Calibration Point For Falling DNA Sequencing Costs

Randall Parker notes a useful reference point for those of us who like to keep a weather eye on the falling costs of DNA sequencing and related bioinformatics - and the consequences thereof.

Cambridge Massachusetts 2003 venture capitali start-up Helicos Biosciences claims that by 2007 Helicos will be selling a machine that will sequence a person's genome for $5000.

...

Incredibly cheap DNA sequencing will be occasion for a massive biomedical and social science project to compare the DNA sequences and large amounts of biomedical and behavioral and other information between millions of people.
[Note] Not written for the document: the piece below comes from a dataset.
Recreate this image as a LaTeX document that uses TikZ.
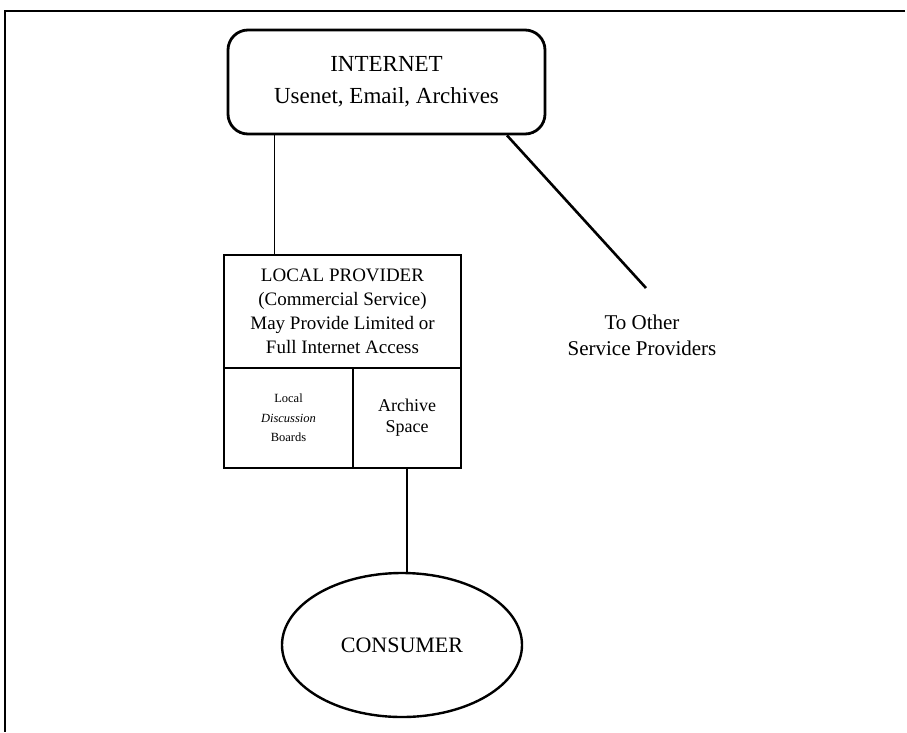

Some of the commenters have expressed skepticism as to the plausibility of this timeline (rightly so, I suspect - it seems a little aggressive). However, the more important thing here is that venture funding organizations have bought into this timeline ... and are presumably still buying into this timeline. This is the sort of short time frame that venture investors like to put money on; hence more funding leading to more progress across the board leading to more aggressive estimates of short time frames. It's a positive feedback loop that drops ever more money into development until breakthroughs are made or the bottom drops out of this miniature bubble.

Now if we could just make faster progress in organizing one of these positive feedback loops for funding research into healthy life extension medicine...

Comments

What will fight aging matter in the end? Think about it...The means to get there involves true evil which is pretty much "science"...

Posted by: Disciple for Christ at May 7th, 2005 7:36 PM

Fortunately, people like you have failed to effectively hold back science, progress and better lives in the name of your hypocritical pro-suffering, pro-death views.

I very much doubt you've lived a day in your life without benefiting enormously from the existence of modern medicine and science, yet you'd cheerfully deny your descendants the chance at the same and better.